Is democracy losing its global appeal and credibility? Are the economic crises and political paralyses within both the United States and the European Union evidence of “a failure of liberal democracy“?
The giants of the democratic West are in serious trouble, argues Timothy Garton Ash.
“The two leading polities of the west seem incapable of tackling the debt and deficit burdens which their closely related versions of liberal democratic capitalism have built up,” he writes.
A bright young Chinese diplomat recently set the FT’s Philip Stephens an examination question:
do these twin crises represent one of those damaging but short-lived spasms that have periodically disturbed the advance of the wealthy economies? A rerun of, say, the 1970s? Or are the shocks of an entirely different order – a harbinger of accelerating decline as the west surrenders two centuries of global hegemony?
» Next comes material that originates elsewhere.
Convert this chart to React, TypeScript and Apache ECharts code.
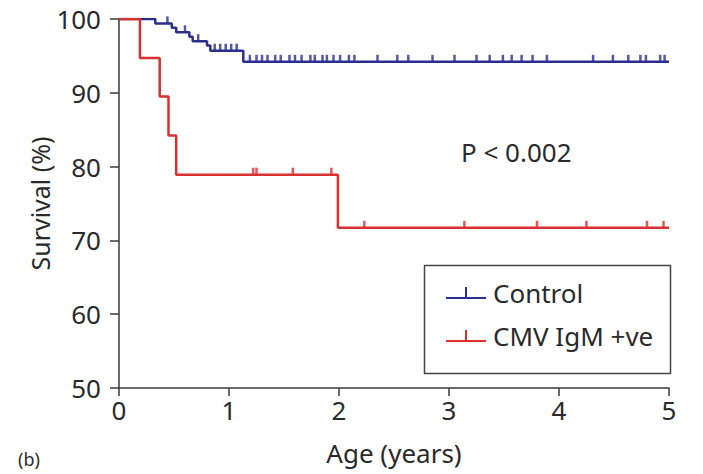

You can see what he means, writes Stephens.
“Strategic decision-making is held hostage to ideological polarization” in the United States, while European “[s]olidarity has been lost to resurgent nationalisms.” So “it is tempting to say all is lost – that a political and economic model built on western primacy is cracking under the strain of the shifting balance of international advantage.
But the West’s democracies still have a choice whether to accept decline or exploit the capacity for innovation and reinvention, the competitive advantage that open societies enjoy over authoritarian counterparts.
Furthermore, as the Journal of Democracy’s Marc Plattner has noted – the sustainability of authoritarian capitalism is yet to be established, while liberal democracies have demonstrated the political resilience and institutional flexibility to withstand economic and other crises.
Warnings of the demise of democracy are a hardy perennial for Western commentators, but there does appear to be a looming battle of ideas between democracy and authoritarianism. With the waning of the Third Wave of democracy, a backlash against free trade, globalization and democracy promotion itself “is entirely possible – maybe even likely,” according to Gideon Rachman’s recently-published Zero-Sum World: Politics, Power and Prosperity after the Crash.
On the other hand, history is determined not by ideas but by “events, dear boy, events” and developments in Tunisia, Egypt and beyond give cause for pause when it comes to democracy’s supposed loss of élan. The relative decline of the West’s democracies does not appear to be undermining the appeal of the democratic idea.
“It is ironic that the democratic movements in the Arab world broke out just as autocracy seemed to be coming back into fashion,” Rachman observes.